A
toda a hora e a todo o mundo e em todas as épocas deveria repercutir-se o
pré-aviso de Vinícius de Morais – “Você que olha e não vê, Você que reza e não
crê” – em jeito de samba-canção, mas de uma força iluminante que nos faz
despertar daquela letargia sonâmbula a
que tão facilmente nos acomodamos. É o reino do “Deixa passar”, do “Sempre foi
assim” ou academicamente, a invertebrada
era do laissez faire, laissez passer, enfim,
o vírus da indiferença e do imobilismo.
Em todos os domínios, mas particularmente
no âmbito das crenças, o império do imobilismo conservador assenta arraiais e
lança raízes, com a mesma violência do eucalipto que seca tudo à sua volta:
sequestra o pensamento, paralisa os braços e mata o mais leve aceno de
voluntarismo. Daí nascem os dogmas e afiam-se as lanças pontiagudas das ameaças
e condenações contra quem pretenda ver e não apenas olhar.
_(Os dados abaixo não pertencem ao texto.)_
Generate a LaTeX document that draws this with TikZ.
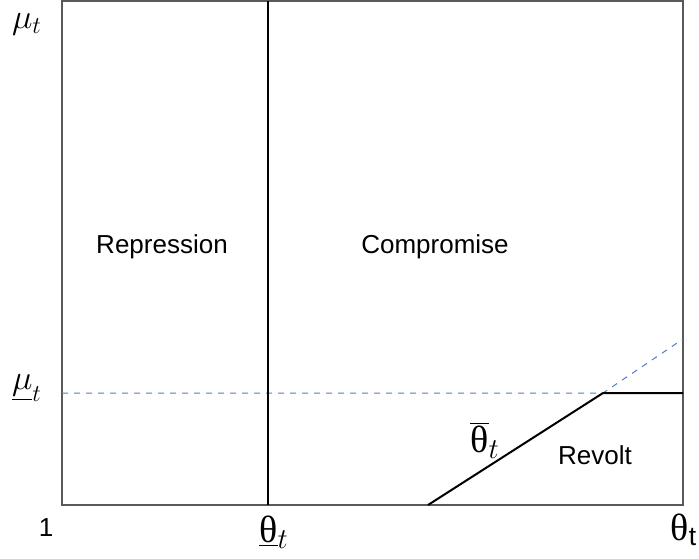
\documentclass[tikz,border=0pt]{standalone}
\usepackage{fontspec}
\setmainfont{Liberation Sans}
\newfontfamily\grk{Liberation Serif}
\definecolor{guideblue}{RGB}{84,124,196}
\begin{document}
\begin{tikzpicture}[x=0.5pt,y=-0.5pt,
  frame/.style={draw=black!65,line width=0.8pt},
  bound/.style={line width=1.2pt},
  guide/.style={draw=guideblue,dashed,line width=0.5pt},
  region/.style={font=\fontsize{13}{15}\selectfont},
  symlab/.style={font=\fontsize{19}{21}\selectfont,inner sep=0pt},
  mulab/.style={font=\fontsize{18}{20}\selectfont,inner sep=0pt}]
\useasboundingbox (0,0) rectangle (699,558);
% box and boundaries
\draw[frame] (62,1) rectangle (683,505);
\coordinate (top) at (268,1);
\coordinate (bot) at (268,505);
\coordinate (dl) at (62,393);
\coordinate (kink) at (603,393);
\coordinate (dr) at (683,393);
\coordinate (foot) at (428,505);
\coordinate (ext) at (683,339);
\draw[guide] (dl) -- (kink) -- (ext);
\draw[bound] (top) -- (bot);
\draw[line width=1pt] (foot) -- (kink) -- (dr);
% regions
\node[region] (rep) at (162,247) {Repression};
\node[region] (comp) at (435,247) {Compromise};
\node[region] (rev) at (595,455) {Revolt};
% axis labels
\node[mulab] (mu) at (27,24) {$\mu_t$};
\node[mulab] (mulow) at (27,388) {$\underline{\mu}_t$};
\node[region] (one) at (46,528) {1};
\node[symlab] (thlow) at (274,532) {$\underline{\hbox{\grk θ}}_t$};
\node[symlab] (thhigh) at (684,530) {$\hbox{\grk θ}_{\mathrm{t}}$};
\node[symlab] (thbar) at (485,440) {$\overline{\hbox{\grk θ}}_t$};
\end{tikzpicture}
\end{document}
Casos, eles aí andam
quase sem darmos por isso, sendo o mais incisivo o episódio do autor da Teoria
Heliocêntrica, o genial astrónomo Galileu Galilei, julgado em tribunal
eclesiástico com base no dogma bíblico de que o sol andava à roda do planeta
Terra. “Sempre fora assim”!
Não resisto ao impulso interior de repescar
os dois relatos, também colhidos na Bíblia, os quais fizeram parte integrante
das leituras de ontem, domingo, nos rituais litúrgicos. O primeiro: a proibição
terminante de comer carne de porco. (Macabeus,
cap.7) Quem transgredisse este normativo seria condenado por ofensa de
lesa-divindade. O segundo: Se um homem, casado com uma mulher judia, fosse
vítima de morte, o irmão dele era coercivamente obrigado a casar com a viúva,
sua cunhada, portanto. E se este morresse, o irmão seguinte (se o tivesse) assumiria o mesmo mandato. Até ao sétimo
irmão. Sob pena da lei divina! (Lc.cap.7)
Gerações e gerações de hebreus viveram
traumatizadas por imperativos legais, os mais absurdos, insuportáveis à inteligência
humana. Com maior incidência, ainda hoje, gerações e gerações de crentes vivem obcecados,
esmagados sob o peso de fantasmas e ferretes emanados da “Lei de Deus”…
Trago a uma atenção crítica estes
considerandos para relevar distintíssimas excepções ao status quo acomodatício: aqueles e aquelas que têm olhos de ver,
que ousam quebrar o imobilismo cego e sequestrador. Ontem e hoje, na cidade de
Braga, presta-se homenagem a um Homem que marcou a sua época, (1514-1590),
insurgiu-se contra uma instituição estática, (a Igreja do séc.XVI), tendo
ganho, por recompensa, a hostilidade dos seus pares. Era ele Bartolomeu dos
Mártires, arcebispo de Braga e reformador incansável dos usos e costumes da
sociedade de então, ainda marcada pelo obscurantismo medieval, não obstante o
avanço das sucessivas conquistas da era quinhentista. Foi no Concílio de Trento
(1545-1563) que mais se notabilizou através da vigorosa proclamação que ficou
na história: Ecclesia sempre reformanda –
“a Igreja deve estar sempre em reforma, sempre em contínua renovação”.
Bento Domingues, na sua crónica semanal
do Público, define-o bem:
“O
Papa Francisco acabou por descobrir que Bartolomeu dos Mártires tinha vivido,
na sua pessoa e na sua acção, o projecto da reforma da Cúria, do conjunto da
Igreja e o tinha precedido no combate ao vírus do carreirismo eclesiástico”.
Associo-me à memória desse Homem,
eternamente jovem: de ontem, de hoje e de sempre. Associo-me ao entusiasmo do
Papa Francisco na campanha que
promove contra o dogmático e imobilista Sempre foi assim! Associo-me ao pregão de Vinícius de Morais – Você que olha e não vê – e todos os dias
leio o seu pré-aviso escrito no ar que respiro!
11.Nov.19
Martins
Júnior
Que brisa fresca decorre destas fontes de águas límpidas que nos levam, inelutávelmente, a olhar mais longe o que de perto não alcançamos. Obrigado Pe. Martins por nos trazer ao palco da história a essência do olhar e o contributo singular do Santo Bartolomeu dos Mártires.